I guess as controls we need some pure of heart/soul band members, regardless of musical quality.
(we both do epidemiology junk for the NIEHS)

10geneg
Redigeret: nov 23, 2009, 6:03 pm

Don't forget David Crosby. Elvis Presley, or don't prescription drugs count. I don't know if ChuBerry has a history of drugs, I seem to think heroin was in there, at least early on.

I saw Bob Dylan so stoned one night he could hardly stand up.

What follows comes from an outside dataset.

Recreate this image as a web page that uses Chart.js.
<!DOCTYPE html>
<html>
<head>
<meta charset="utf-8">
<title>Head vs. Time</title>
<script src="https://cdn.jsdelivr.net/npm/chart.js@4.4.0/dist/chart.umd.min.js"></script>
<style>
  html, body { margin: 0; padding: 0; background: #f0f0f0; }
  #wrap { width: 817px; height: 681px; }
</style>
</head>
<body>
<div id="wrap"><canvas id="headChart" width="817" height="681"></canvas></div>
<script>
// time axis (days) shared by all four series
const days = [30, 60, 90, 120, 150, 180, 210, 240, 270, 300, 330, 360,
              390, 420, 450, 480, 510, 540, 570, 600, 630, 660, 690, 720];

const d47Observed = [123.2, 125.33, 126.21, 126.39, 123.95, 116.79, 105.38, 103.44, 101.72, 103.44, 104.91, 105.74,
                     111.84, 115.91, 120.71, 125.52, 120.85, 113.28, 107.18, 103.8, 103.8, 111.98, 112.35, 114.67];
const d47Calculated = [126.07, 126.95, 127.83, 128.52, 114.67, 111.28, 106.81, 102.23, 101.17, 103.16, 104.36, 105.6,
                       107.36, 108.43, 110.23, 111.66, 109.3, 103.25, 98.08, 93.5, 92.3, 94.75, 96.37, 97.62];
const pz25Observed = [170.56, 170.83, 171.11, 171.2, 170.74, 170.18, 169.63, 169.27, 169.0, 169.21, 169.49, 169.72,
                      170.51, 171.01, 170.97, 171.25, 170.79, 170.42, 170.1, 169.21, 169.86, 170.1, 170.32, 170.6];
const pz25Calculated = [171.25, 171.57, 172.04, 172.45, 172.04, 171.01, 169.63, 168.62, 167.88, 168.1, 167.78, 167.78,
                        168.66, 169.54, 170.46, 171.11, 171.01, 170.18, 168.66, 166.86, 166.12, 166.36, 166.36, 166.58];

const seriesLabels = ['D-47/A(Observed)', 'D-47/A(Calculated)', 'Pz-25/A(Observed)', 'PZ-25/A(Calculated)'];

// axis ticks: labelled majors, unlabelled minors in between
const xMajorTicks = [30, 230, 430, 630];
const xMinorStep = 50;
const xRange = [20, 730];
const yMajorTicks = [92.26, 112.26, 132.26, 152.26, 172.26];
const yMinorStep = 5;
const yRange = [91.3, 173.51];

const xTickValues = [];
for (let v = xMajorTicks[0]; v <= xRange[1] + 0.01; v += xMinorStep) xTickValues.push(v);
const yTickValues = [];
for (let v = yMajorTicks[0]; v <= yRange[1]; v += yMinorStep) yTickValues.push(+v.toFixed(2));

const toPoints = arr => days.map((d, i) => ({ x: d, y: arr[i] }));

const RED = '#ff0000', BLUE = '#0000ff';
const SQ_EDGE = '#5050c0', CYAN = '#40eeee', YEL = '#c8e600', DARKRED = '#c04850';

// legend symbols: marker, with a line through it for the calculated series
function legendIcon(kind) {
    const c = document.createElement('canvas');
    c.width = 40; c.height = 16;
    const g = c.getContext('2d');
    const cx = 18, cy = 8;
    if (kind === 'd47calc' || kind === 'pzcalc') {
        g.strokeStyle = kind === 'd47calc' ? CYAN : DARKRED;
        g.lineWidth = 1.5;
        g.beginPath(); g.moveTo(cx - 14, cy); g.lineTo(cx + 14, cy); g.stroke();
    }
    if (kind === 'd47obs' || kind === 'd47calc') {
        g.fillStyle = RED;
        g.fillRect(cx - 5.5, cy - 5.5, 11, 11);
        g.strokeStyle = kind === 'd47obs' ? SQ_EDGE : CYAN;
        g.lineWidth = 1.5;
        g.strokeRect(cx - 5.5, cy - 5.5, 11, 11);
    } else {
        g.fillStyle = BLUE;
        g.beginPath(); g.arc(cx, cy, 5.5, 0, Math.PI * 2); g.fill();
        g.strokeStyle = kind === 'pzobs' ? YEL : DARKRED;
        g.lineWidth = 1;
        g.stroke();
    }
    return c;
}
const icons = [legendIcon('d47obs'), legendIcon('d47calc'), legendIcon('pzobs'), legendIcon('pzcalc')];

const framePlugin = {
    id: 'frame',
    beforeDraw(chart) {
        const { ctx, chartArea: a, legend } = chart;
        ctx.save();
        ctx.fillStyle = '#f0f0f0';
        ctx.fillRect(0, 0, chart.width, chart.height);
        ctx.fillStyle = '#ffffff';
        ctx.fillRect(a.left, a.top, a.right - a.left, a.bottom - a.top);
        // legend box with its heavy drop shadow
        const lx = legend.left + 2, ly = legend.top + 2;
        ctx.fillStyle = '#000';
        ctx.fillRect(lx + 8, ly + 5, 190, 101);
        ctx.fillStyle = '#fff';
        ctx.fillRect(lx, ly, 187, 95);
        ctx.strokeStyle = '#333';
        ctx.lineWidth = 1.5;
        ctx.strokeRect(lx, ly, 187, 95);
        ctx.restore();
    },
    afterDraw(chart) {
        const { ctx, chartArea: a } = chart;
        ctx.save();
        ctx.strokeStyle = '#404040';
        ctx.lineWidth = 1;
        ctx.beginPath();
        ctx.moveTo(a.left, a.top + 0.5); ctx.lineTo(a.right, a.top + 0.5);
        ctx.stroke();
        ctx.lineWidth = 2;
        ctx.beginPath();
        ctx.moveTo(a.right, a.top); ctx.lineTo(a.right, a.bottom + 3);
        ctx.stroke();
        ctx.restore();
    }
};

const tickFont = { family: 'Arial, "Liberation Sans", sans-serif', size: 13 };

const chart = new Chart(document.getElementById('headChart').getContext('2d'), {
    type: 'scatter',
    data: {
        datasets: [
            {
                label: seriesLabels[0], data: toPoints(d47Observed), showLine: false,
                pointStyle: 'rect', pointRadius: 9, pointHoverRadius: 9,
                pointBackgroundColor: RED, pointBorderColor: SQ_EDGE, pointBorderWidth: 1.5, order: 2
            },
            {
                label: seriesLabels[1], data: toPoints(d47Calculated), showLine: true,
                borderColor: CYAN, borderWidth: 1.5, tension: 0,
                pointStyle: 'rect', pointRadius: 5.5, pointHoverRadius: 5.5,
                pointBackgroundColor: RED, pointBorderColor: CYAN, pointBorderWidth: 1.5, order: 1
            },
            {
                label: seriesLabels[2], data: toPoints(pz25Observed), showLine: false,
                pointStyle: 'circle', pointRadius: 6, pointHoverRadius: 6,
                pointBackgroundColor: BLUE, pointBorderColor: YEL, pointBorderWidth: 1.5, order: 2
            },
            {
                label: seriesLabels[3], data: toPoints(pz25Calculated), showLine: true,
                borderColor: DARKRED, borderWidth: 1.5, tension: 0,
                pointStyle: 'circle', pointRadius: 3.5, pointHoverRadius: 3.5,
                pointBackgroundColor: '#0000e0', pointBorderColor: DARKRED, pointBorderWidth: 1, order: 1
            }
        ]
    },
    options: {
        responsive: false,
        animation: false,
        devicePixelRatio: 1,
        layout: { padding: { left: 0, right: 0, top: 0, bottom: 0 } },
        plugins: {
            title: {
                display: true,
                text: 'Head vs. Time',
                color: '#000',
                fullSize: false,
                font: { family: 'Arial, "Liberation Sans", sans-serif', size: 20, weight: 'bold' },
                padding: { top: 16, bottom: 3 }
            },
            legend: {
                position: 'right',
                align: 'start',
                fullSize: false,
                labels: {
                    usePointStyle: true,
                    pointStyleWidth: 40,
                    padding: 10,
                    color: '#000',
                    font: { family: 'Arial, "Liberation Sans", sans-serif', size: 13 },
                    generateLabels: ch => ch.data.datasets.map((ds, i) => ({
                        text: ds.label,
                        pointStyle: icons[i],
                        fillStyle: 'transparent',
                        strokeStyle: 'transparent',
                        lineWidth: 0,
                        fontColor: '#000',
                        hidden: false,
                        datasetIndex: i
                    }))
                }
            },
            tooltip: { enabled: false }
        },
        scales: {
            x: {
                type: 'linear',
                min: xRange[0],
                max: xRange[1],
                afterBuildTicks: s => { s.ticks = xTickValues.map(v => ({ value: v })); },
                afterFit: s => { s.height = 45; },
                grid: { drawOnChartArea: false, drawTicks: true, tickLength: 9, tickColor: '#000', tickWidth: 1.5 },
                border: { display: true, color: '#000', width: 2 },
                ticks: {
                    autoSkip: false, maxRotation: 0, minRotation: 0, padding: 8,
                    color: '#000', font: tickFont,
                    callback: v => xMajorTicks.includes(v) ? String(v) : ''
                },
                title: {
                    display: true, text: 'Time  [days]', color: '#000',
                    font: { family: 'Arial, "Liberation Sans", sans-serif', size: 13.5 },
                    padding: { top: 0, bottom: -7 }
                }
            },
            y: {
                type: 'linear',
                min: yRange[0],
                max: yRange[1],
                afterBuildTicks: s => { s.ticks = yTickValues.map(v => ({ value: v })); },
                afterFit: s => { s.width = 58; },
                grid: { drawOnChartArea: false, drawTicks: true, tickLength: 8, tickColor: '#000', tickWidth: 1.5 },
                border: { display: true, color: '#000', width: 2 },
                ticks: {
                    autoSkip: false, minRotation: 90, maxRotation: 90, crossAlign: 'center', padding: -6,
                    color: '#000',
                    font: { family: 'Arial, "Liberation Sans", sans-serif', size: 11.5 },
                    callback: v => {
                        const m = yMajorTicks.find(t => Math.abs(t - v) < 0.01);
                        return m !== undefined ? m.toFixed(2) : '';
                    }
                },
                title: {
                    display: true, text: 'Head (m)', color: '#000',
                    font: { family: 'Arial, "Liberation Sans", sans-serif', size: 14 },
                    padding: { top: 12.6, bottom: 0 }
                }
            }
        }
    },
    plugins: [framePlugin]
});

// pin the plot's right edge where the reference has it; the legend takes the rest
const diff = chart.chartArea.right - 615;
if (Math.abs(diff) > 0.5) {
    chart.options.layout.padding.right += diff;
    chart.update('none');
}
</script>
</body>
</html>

Keith's bud, whatshisname, the skinny drink of water front man for the group. Didn't he have a serious drug habit through most of the last thirty years?

11bobmcconnaughey
nov 24, 2009, 4:14 pm

SURVIVING is the key criterion. ;-)
but elvis didn't survive...off the list. Cosby, iirc, had a liver transplant? off the list.
I think Mick was much more of a poseur(in re lifestyle affectation - i think he's kindof an underrated songwriter) than Keith - i think Ron Wood could be fit into the project tho. Actually most of the small faces/faces could probably hang in the project.

Marianne Faithful, maybe?

If you're gonna be a lifetime addict, and can find a fix readily, and take good care of your works, etc. your probably better off being a junkie than addicted to just about any other genre of poison.

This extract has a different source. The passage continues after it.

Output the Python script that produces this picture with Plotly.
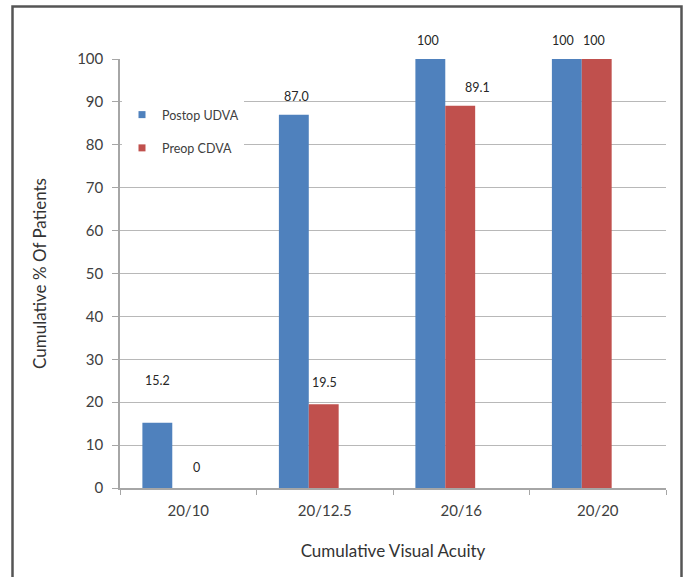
import plotly.graph_objects as go

categories = ["20/10", "20/12.5", "20/16", "20/20"]
postop_udva = [15.2, 87.0, 100, 100]
preop_cdva = [0, 19.5, 89.1, 100]
postop_labels = ["15.2", "87.0", "100", "100"]
preop_labels = ["0", "19.5", "89.1", "100"]

W, H = 687, 577
ML, MR, MT, MB = 120, 21, 59, 89
PW, PH = W - ML - MR, H - MT - MB

BLUE = "#4F81BD"
RED = "#C0504D"
FONT = "Lato, 'Open Sans', sans-serif"

# bar geometry in category units
BW = 0.219
OFF_BLUE = -0.336
OFF_RED = -0.117

# per-label vertical offset (px above bar top) and horizontal nudge (px)
post_yshift = [42, 18, 19, 19]
post_xshift = [0, 3, -2, -4]
pre_yshift = [21, 22, 18, 19]
pre_xshift = [9, 1, 17, -3]


def px(x):
    return (x - ML) / PW


def py(y):
    return 1 - (y - MT) / PH


fig = go.Figure()
fig.add_trace(go.Bar(x=categories, y=postop_udva, name="Postop UDVA",
                     marker=dict(color=BLUE, line=dict(width=0)),
                     offset=OFF_BLUE, width=BW, showlegend=False))
fig.add_trace(go.Bar(x=categories, y=preop_cdva, name="Preop CDVA",
                     marker=dict(color=RED, line=dict(width=0)),
                     offset=OFF_RED, width=BW, showlegend=False))
# legend entries with small square symbols
fig.add_trace(go.Scatter(x=[None], y=[None], mode="markers", name="Postop UDVA",
                         marker=dict(symbol="square", size=7, color=BLUE),
                         legendgroup="a"))
fig.add_trace(go.Scatter(x=[None], y=[None], mode="markers", name="Preop CDVA",
                         marker=dict(symbol="square", size=7, color=RED),
                         legendgroup="b"))

annotations = []
for i, (v, t) in enumerate(zip(postop_udva, postop_labels)):
    annotations.append(dict(x=i + OFF_BLUE + BW / 2, y=v, text=t, showarrow=False,
                            xref="x", yref="y", yanchor="middle",
                            yshift=post_yshift[i], xshift=post_xshift[i],
                            font=dict(size=12.5, color="#262626", family=FONT)))
for i, (v, t) in enumerate(zip(preop_cdva, preop_labels)):
    annotations.append(dict(x=i + OFF_RED + BW / 2, y=v, text=t, showarrow=False,
                            xref="x", yref="y", yanchor="middle",
                            yshift=pre_yshift[i], xshift=pre_xshift[i],
                            font=dict(size=12.5, color="#262626", family=FONT)))

fig.update_layout(
    width=W, height=H,
    margin=dict(l=ML, r=MR, t=MT, b=MB),
    paper_bgcolor="white", plot_bgcolor="white",
    font=dict(family=FONT, color="#404040"),
    barmode="overlay",
    annotations=annotations,
    legend=dict(x=px(122), y=py(100), xanchor="left", yanchor="top",
                bgcolor="white", borderwidth=0,
                font=dict(size=12.5, color="#404040", family=FONT),
                itemwidth=30, traceorder="grouped", tracegroupgap=14),
    shapes=[dict(type="rect", xref="paper", yref="paper",
                 x0=px(12.5), x1=px(681.5), y0=py(590), y1=py(6.5),
                 line=dict(color="#555555", width=2.5), layer="above")],
)

fig.update_xaxes(
    type="category", range=[-0.5, 3.5],
    showline=True, linecolor="#a6a6a6", linewidth=1.5,
    ticks="outside", tickson="boundaries", ticklen=5, tickcolor="#a6a6a6",
    ticklabelstandoff=8,
    tickfont=dict(size=15, color="#404040", family=FONT),
    showgrid=False,
    title=dict(text="Cumulative Visual Acuity", standoff=27,
               font=dict(size=17, color="#333333", family=FONT)),
)
fig.update_yaxes(
    range=[0, 100], dtick=10, tick0=0,
    showline=True, linecolor="#a6a6a6", linewidth=1.5,
    ticks="outside", ticklen=6, tickcolor="#a6a6a6",
    ticklabelstandoff=6,
    tickfont=dict(size=15, color="#404040", family=FONT),
    showgrid=True, gridcolor="#b8b8b8", gridwidth=1,
    zeroline=False,
    title=dict(text="Cumulative % Of Patients", standoff=26,
               font=dict(size=17, color="#333333", family=FONT)),
)

fig.write_html("out.html")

You gotta survive to qualify. And sans transplants. Just being a Rush Limbaugh type RX abuser doesn't fly.

12Randy_Hierodule
nov 24, 2009, 4:27 pm

I understand Iggy Pop is an affable host to scholars who come knocking at his door.

13cappybear
Redigeret: jan 26, 2010, 8:09 pm

I've never heard Revolver in stereo. I bought an old mono LP from Riverside Records in York back in 1979 and just got used to it.

14cappybear
okt 30, 2010, 3:41 am

I bought Beatles For Sale via Amazon this week and played it for the first time last night. it was only when I glanced at the CD sleeve that I noticed that the recording was mono. But the sound quality is remarkably crisp and full-bodied, and infinitely better than the chromium dioxide cassette of the album that I've listened to for the past thirty years.

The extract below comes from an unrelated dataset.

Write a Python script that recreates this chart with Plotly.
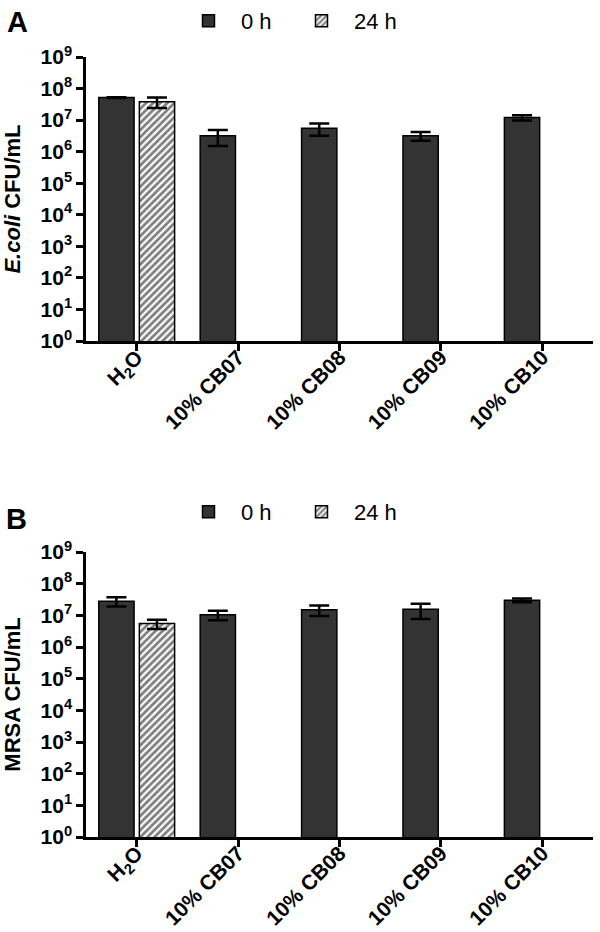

Critics of Beatles For Sale have remarked that there are several cover versions on the album; a backward step after the entirely self-penned A Hard Day's Night and I suspect that EMI wanted to get another album out for Christmas 1964, in spite of what the sleeve-notes may say. Even so, there are still a handful of Lennon-McCartney classics on the album (Eight Days a Week, No Reply, etc). No mean feat, considering the pressure that the Fabs must have been under at the time.

15geneg
okt 30, 2010, 11:13 am

I say this every time I see a comment about the Beatles and cover tunes. For all the other things the Beatles were, or are, they were one helluva cover band. Would you rather hear John Lennon shout "Money" or Barrett Strong? Or how about "Please Mr. Postman", the Beatles or the Marvalettes? Or "Twist and Shout", the Beatles or the Isley Brothers? They were one of the very few bands that actually improved the songs they covered while playing it straight, not adding their twist to it. The Beatles covers are every bit as interesting and excellent as the tunes they penned themselves. Remember, for all the "Octopi Gardens", "Yellow Submarines", and "Judes" they were first and foremost the best pure Rock 'n Roll band evah.

16krolik
okt 30, 2010, 12:35 pm

>15 geneg:

Now there's a subject: what was the best Beatles' cover? I nominate "You Really Got a Hold On Me."

17Randy_Hierodule
okt 30, 2010, 12:52 pm

I'm not a big fan, but I think they did a great cover of Larry Williams's Bad Boy.

18cappybear
okt 31, 2010, 3:25 pm

Quite agree, geneg. No-one can belt out "Money" like Lennon.

19geneg
nov 3, 2010, 9:27 pm

This thread inspired me tp buy the two remastered Beatles Anthologies (my wife still holds out hope for Paul) and I'm listening to them now for the first time. They really do raise the listening experience. Many of these songs I haven't heard in years. Some of them the last time I listened to them was on an old Delco radio in my Dad's '53 Chevy. As someone said above, Bob, I think, there's a lot more going on in these recordings than ever came through the radio.

I wonder if Dylan, say from Bob Dylan through John Wesley Harding has been given this treatment, or Jefferson Airplane from Takes Off through Crown of Creation? Does anyone out there know?